■ **WHAT IS ASKED**: Among the entries that follow, locate the line with "Emit a LaTeX" and the line with "of n2.west, anchor=west]". Output those lines and all lines in between, exactly, minus the pictures.

--- DATA RECORDS ---

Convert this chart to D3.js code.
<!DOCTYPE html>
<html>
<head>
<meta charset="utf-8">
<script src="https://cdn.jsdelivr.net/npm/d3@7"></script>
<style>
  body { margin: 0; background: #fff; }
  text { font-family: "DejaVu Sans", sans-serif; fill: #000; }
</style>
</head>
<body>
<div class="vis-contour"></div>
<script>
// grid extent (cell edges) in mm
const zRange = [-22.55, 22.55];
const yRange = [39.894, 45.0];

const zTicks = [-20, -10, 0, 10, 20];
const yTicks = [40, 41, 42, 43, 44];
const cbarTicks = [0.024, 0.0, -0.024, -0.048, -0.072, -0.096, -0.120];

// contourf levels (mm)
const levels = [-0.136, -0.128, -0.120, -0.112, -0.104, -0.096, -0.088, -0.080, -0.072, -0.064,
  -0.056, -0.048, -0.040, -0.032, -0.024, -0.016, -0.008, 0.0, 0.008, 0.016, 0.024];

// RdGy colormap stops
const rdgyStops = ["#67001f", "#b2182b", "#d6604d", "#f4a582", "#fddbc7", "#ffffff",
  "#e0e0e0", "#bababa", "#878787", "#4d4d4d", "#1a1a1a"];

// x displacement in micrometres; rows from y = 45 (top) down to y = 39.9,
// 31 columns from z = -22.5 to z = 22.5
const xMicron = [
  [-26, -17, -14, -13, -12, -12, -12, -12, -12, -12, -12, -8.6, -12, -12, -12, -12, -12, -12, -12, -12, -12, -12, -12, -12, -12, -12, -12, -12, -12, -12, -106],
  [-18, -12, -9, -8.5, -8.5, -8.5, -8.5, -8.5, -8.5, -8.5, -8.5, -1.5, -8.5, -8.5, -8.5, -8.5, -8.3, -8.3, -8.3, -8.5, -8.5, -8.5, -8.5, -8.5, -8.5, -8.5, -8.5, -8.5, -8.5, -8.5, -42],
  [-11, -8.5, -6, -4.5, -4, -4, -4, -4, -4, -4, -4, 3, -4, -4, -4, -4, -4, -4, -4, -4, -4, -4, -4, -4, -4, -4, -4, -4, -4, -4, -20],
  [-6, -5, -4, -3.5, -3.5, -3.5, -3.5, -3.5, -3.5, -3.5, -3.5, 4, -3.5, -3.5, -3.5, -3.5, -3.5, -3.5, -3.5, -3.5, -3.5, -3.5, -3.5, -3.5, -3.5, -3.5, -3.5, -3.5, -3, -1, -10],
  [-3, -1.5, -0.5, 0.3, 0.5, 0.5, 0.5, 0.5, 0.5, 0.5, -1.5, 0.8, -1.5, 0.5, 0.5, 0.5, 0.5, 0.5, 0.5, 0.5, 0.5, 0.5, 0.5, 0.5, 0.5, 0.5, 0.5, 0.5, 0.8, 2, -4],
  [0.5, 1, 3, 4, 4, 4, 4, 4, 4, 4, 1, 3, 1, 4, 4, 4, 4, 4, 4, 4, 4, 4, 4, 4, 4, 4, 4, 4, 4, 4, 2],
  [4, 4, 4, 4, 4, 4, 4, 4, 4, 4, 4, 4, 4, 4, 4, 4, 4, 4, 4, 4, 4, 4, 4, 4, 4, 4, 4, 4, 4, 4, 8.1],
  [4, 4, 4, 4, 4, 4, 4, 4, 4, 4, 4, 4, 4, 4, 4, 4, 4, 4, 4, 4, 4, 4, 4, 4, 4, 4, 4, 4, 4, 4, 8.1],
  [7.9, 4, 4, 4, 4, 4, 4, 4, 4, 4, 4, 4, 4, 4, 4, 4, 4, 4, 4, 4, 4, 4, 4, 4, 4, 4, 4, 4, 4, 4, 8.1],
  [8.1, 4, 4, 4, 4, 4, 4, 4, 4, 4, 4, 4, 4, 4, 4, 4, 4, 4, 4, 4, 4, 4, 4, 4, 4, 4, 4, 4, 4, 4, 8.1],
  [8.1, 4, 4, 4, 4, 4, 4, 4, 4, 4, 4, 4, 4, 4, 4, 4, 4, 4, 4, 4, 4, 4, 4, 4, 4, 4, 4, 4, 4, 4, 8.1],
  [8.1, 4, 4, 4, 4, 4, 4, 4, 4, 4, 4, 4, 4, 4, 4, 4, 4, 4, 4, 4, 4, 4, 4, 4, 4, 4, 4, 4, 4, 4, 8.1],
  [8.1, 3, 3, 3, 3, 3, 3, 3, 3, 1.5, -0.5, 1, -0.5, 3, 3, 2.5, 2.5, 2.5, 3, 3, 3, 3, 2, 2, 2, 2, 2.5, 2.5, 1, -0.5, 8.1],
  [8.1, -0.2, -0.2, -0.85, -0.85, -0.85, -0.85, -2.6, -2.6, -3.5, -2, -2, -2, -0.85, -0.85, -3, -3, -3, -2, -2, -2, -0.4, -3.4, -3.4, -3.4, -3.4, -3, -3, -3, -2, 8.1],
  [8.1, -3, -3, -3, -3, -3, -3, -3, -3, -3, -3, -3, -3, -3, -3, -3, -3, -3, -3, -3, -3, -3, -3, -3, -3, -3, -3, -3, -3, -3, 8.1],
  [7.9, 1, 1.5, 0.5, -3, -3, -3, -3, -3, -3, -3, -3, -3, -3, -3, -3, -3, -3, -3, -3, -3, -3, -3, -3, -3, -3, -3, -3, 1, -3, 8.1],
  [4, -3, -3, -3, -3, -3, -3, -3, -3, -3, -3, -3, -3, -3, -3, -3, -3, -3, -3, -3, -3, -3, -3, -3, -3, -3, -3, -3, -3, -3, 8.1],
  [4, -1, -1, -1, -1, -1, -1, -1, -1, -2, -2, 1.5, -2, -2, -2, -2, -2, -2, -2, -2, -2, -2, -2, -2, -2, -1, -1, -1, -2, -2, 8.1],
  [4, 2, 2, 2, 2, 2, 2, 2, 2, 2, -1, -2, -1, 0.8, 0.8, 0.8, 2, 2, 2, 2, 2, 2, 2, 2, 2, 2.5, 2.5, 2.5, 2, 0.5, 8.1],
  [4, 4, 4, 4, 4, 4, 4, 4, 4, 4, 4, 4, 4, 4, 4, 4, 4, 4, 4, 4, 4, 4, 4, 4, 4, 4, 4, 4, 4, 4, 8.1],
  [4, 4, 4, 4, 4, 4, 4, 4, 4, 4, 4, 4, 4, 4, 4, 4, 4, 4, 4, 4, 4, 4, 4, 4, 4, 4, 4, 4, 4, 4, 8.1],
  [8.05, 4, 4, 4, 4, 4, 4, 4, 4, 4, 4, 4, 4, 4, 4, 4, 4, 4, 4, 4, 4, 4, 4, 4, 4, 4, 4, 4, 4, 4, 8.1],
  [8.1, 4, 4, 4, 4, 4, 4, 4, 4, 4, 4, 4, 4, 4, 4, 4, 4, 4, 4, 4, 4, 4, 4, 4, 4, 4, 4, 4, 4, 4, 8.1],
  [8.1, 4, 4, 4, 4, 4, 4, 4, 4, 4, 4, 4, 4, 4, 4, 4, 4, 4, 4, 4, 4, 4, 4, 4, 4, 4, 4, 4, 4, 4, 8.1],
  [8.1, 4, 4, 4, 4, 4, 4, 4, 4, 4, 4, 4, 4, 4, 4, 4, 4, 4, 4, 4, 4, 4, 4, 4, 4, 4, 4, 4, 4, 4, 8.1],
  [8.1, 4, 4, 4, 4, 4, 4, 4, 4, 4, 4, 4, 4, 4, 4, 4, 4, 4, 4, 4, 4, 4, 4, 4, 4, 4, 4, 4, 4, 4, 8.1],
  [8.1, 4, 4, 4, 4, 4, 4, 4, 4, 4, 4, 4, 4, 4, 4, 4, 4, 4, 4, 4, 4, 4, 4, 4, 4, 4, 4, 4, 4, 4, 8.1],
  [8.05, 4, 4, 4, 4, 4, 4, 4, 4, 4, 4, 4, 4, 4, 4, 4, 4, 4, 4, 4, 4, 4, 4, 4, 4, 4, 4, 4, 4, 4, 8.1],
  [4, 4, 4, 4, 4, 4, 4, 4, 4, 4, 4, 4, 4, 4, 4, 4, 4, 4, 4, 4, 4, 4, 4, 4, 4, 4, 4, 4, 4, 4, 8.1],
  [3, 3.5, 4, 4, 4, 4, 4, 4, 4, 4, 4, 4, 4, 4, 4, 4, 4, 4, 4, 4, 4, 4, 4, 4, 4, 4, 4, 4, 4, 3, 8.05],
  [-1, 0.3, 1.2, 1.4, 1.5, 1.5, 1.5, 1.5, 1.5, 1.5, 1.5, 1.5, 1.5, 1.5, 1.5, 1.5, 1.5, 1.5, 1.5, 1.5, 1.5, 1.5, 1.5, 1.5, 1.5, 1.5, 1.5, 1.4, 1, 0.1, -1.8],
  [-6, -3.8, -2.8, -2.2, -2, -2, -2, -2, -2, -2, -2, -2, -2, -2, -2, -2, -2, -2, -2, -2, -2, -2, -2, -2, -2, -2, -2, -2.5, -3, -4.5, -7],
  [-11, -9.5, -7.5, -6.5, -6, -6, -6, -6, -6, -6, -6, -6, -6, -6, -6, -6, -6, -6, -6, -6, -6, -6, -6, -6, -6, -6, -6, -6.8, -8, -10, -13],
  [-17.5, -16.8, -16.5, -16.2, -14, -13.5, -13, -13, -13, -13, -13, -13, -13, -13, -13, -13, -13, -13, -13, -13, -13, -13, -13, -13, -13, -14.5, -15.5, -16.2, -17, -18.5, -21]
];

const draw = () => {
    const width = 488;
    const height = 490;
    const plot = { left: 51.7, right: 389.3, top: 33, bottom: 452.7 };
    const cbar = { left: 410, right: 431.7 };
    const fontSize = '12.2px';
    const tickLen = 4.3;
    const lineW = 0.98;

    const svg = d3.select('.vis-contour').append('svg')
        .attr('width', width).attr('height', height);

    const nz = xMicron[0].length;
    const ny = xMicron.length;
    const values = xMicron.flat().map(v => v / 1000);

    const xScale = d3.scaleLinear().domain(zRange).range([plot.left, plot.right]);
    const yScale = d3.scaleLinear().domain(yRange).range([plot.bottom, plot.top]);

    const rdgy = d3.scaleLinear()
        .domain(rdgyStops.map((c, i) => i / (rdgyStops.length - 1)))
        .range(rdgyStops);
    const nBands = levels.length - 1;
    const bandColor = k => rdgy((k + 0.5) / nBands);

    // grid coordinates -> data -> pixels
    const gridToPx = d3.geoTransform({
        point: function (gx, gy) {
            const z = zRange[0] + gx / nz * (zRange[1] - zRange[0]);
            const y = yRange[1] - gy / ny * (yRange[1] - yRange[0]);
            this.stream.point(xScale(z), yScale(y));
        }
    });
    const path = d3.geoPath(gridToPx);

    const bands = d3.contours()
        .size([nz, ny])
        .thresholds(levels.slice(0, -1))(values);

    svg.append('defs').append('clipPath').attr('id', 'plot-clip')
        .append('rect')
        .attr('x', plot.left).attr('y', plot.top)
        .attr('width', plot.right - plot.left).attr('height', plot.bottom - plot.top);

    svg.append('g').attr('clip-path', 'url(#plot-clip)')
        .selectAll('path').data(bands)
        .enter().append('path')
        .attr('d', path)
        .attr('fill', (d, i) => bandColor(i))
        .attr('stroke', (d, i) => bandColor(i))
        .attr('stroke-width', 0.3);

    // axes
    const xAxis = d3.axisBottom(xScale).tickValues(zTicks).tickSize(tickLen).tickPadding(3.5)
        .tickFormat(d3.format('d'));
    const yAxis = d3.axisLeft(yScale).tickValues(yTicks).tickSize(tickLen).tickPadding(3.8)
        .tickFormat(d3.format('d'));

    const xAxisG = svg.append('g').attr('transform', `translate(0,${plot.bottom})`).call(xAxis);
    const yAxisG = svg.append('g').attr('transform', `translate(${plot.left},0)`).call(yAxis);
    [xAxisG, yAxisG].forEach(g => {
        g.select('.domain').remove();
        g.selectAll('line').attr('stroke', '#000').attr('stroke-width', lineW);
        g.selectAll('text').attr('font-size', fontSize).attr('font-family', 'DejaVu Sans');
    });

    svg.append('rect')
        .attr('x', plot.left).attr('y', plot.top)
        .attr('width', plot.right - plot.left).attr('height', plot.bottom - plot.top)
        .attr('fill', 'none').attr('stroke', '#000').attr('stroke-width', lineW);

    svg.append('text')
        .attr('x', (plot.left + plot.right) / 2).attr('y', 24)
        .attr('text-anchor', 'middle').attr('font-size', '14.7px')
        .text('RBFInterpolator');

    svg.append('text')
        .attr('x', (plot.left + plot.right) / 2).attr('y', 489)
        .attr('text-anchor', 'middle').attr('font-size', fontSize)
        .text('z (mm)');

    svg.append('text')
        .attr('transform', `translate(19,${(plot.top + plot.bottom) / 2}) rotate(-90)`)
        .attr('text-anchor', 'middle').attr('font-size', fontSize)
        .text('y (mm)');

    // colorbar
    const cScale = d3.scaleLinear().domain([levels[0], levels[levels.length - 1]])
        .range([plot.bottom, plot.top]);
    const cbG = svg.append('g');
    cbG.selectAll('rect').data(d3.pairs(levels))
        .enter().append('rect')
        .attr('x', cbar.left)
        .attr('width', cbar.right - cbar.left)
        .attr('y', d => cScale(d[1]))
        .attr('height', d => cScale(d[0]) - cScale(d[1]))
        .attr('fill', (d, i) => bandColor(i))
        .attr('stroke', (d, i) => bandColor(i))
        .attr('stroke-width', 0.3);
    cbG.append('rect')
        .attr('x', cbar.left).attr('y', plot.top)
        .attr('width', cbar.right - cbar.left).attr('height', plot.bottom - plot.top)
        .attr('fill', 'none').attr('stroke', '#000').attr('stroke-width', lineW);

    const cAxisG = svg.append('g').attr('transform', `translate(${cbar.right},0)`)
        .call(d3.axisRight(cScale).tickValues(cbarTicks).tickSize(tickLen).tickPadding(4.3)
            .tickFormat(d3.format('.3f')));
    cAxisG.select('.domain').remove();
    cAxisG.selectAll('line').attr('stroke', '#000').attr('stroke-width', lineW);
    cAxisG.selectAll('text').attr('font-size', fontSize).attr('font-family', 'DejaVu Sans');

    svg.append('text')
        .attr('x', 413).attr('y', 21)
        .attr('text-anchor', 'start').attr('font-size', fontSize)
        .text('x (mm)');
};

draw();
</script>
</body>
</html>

---
--- DATA RECORDS ---

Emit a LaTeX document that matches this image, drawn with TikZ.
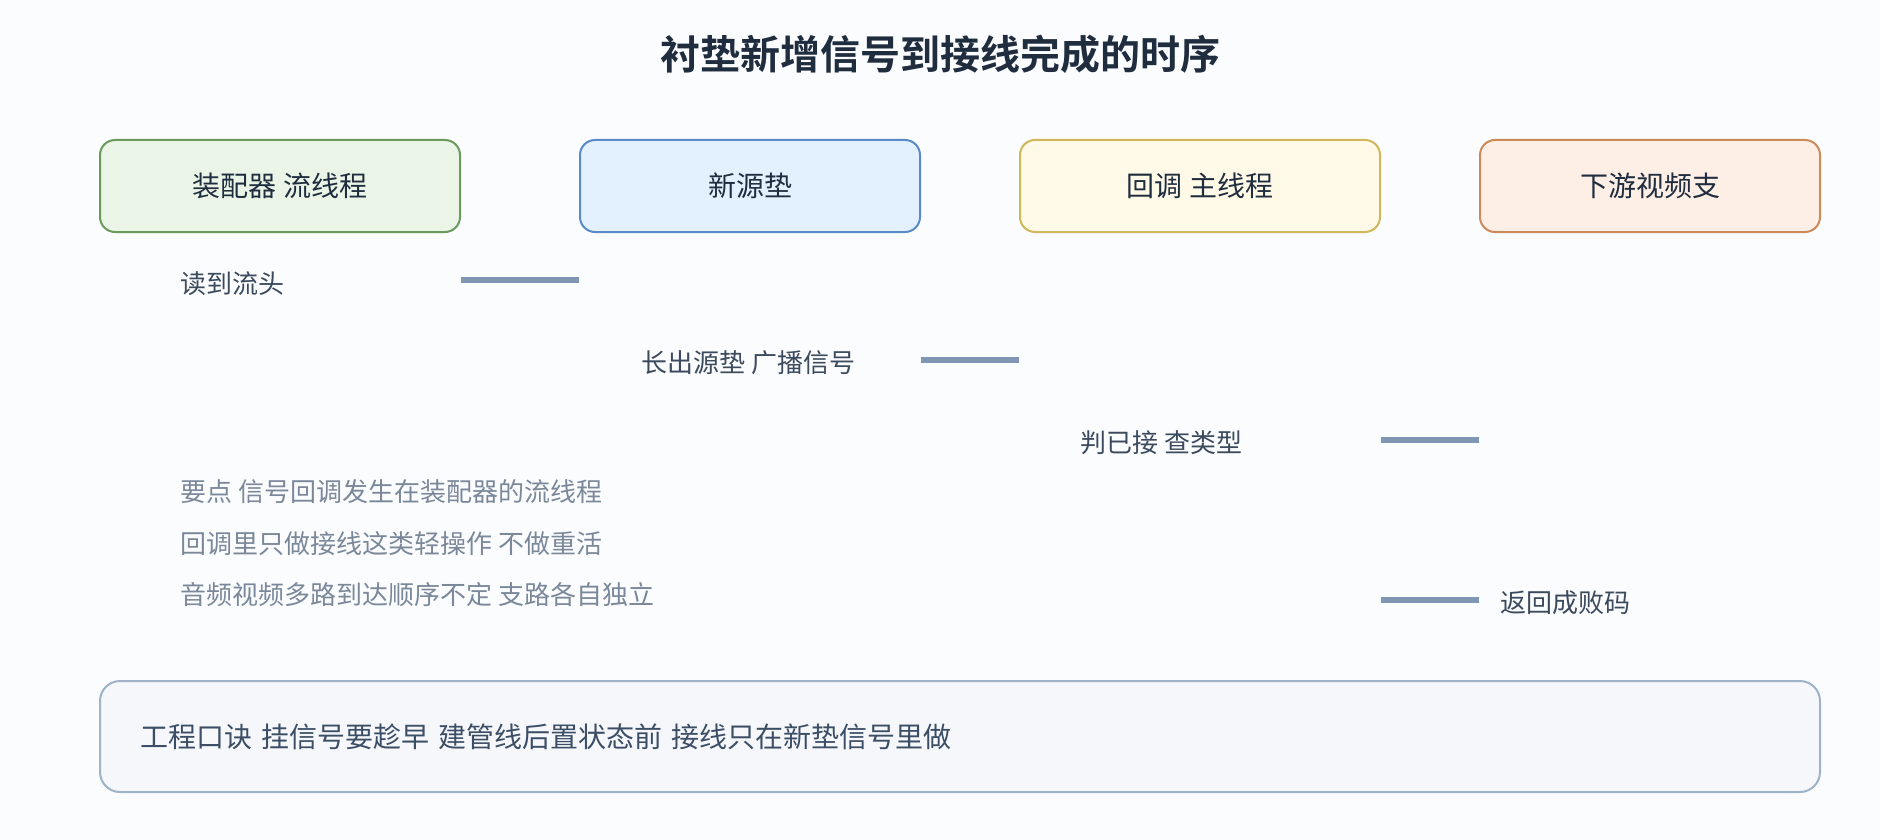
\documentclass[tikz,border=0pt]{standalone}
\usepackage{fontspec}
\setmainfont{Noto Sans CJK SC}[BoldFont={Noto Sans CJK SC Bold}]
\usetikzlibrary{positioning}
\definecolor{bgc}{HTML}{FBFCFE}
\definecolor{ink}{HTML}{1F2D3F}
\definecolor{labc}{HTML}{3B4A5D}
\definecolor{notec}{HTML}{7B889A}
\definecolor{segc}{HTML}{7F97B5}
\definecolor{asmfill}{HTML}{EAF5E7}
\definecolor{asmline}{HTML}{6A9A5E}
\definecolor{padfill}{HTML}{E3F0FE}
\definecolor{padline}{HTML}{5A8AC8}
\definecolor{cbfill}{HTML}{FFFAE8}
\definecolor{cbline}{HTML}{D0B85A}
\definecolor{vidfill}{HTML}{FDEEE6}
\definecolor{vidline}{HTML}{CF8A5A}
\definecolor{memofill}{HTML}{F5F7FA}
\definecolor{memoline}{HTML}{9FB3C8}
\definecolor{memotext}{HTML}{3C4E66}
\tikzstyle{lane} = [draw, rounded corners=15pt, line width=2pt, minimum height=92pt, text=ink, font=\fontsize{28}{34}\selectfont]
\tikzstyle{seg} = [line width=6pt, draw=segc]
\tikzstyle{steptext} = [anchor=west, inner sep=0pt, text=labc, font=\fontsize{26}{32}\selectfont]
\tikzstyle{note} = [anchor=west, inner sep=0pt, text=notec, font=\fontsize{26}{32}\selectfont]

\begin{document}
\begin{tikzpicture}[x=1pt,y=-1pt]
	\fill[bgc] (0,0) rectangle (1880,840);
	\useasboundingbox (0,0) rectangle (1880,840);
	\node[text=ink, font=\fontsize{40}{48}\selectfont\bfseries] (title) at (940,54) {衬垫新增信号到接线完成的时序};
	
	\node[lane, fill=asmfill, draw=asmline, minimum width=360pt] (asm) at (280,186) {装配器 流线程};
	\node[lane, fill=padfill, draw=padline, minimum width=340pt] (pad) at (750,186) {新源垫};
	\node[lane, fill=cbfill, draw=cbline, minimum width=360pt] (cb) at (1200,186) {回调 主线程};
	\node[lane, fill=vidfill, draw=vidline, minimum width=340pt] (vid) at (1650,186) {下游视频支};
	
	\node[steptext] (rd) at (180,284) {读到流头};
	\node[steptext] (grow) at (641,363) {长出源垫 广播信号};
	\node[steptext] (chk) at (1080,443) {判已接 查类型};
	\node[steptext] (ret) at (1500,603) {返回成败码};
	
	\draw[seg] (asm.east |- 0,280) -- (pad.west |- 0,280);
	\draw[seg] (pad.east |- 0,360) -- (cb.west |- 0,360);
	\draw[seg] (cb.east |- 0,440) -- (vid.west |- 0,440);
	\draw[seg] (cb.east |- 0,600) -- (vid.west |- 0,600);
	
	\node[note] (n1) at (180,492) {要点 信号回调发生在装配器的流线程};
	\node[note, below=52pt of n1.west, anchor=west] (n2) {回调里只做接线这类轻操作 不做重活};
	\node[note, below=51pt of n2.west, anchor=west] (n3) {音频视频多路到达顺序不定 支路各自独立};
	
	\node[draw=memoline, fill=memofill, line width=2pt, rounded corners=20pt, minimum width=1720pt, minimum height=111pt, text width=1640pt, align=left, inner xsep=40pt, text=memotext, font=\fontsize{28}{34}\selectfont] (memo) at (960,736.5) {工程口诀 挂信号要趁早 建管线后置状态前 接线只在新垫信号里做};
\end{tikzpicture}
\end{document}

---
--- DATA RECORDS ---

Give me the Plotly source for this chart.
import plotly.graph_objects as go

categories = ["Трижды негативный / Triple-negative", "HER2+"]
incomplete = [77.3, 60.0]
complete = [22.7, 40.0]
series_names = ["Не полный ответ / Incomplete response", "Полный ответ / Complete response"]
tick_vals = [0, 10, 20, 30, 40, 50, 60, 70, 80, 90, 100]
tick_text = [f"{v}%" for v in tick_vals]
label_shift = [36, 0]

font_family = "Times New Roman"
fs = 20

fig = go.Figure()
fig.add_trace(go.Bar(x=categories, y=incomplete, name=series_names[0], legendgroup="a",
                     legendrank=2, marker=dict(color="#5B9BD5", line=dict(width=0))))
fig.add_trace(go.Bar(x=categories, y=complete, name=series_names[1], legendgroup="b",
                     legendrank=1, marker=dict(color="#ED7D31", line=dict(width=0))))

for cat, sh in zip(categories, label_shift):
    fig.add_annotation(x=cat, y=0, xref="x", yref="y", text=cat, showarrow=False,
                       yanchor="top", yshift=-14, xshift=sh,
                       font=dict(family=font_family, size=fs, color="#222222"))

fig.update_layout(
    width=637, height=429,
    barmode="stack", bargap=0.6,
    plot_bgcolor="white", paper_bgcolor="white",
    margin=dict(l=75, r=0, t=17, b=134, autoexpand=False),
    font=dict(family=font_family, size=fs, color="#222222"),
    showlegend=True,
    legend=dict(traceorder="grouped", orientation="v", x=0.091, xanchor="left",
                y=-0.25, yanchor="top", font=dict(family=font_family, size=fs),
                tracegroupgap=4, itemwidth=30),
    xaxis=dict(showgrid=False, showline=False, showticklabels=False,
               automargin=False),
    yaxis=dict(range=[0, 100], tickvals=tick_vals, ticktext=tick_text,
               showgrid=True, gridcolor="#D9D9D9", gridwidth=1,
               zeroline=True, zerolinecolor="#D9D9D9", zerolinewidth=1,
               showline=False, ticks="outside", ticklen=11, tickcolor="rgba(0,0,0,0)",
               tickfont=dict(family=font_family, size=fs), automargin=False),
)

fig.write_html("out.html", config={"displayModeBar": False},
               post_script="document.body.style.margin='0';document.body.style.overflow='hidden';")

---

■ **RESULT**:
Emit a LaTeX document that matches this image, drawn with TikZ.
\documentclass[tikz,border=0pt]{standalone}
\usepackage{fontspec}
\setmainfont{Noto Sans CJK SC}[BoldFont={Noto Sans CJK SC Bold}]
\usetikzlibrary{positioning}
\definecolor{bgc}{HTML}{FBFCFE}
\definecolor{ink}{HTML}{1F2D3F}
\definecolor{labc}{HTML}{3B4A5D}
\definecolor{notec}{HTML}{7B889A}
\definecolor{segc}{HTML}{7F97B5}
\definecolor{asmfill}{HTML}{EAF5E7}
\definecolor{asmline}{HTML}{6A9A5E}
\definecolor{padfill}{HTML}{E3F0FE}
\definecolor{padline}{HTML}{5A8AC8}
\definecolor{cbfill}{HTML}{FFFAE8}
\definecolor{cbline}{HTML}{D0B85A}
\definecolor{vidfill}{HTML}{FDEEE6}
\definecolor{vidline}{HTML}{CF8A5A}
\definecolor{memofill}{HTML}{F5F7FA}
\definecolor{memoline}{HTML}{9FB3C8}
\definecolor{memotext}{HTML}{3C4E66}
\tikzstyle{lane} = [draw, rounded corners=15pt, line width=2pt, minimum height=92pt, text=ink, font=\fontsize{28}{34}\selectfont]
\tikzstyle{seg} = [line width=6pt, draw=segc]
\tikzstyle{steptext} = [anchor=west, inner sep=0pt, text=labc, font=\fontsize{26}{32}\selectfont]
\tikzstyle{note} = [anchor=west, inner sep=0pt, text=notec, font=\fontsize{26}{32}\selectfont]

\begin{document}
\begin{tikzpicture}[x=1pt,y=-1pt]
	\fill[bgc] (0,0) rectangle (1880,840);
	\useasboundingbox (0,0) rectangle (1880,840);
	\node[text=ink, font=\fontsize{40}{48}\selectfont\bfseries] (title) at (940,54) {衬垫新增信号到接线完成的时序};
	
	\node[lane, fill=asmfill, draw=asmline, minimum width=360pt] (asm) at (280,186) {装配器 流线程};
	\node[lane, fill=padfill, draw=padline, minimum width=340pt] (pad) at (750,186) {新源垫};
	\node[lane, fill=cbfill, draw=cbline, minimum width=360pt] (cb) at (1200,186) {回调 主线程};
	\node[lane, fill=vidfill, draw=vidline, minimum width=340pt] (vid) at (1650,186) {下游视频支};
	
	\node[steptext] (rd) at (180,284) {读到流头};
	\node[steptext] (grow) at (641,363) {长出源垫 广播信号};
	\node[steptext] (chk) at (1080,443) {判已接 查类型};
	\node[steptext] (ret) at (1500,603) {返回成败码};
	
	\draw[seg] (asm.east |- 0,280) -- (pad.west |- 0,280);
	\draw[seg] (pad.east |- 0,360) -- (cb.west |- 0,360);
	\draw[seg] (cb.east |- 0,440) -- (vid.west |- 0,440);
	\draw[seg] (cb.east |- 0,600) -- (vid.west |- 0,600);
	
	\node[note] (n1) at (180,492) {要点 信号回调发生在装配器的流线程};
	\node[note, below=52pt of n1.west, anchor=west] (n2) {回调里只做接线这类轻操作 不做重活};
	\node[note, below=51pt of n2.west, anchor=west] (n3) {音频视频多路到达顺序不定 支路各自独立};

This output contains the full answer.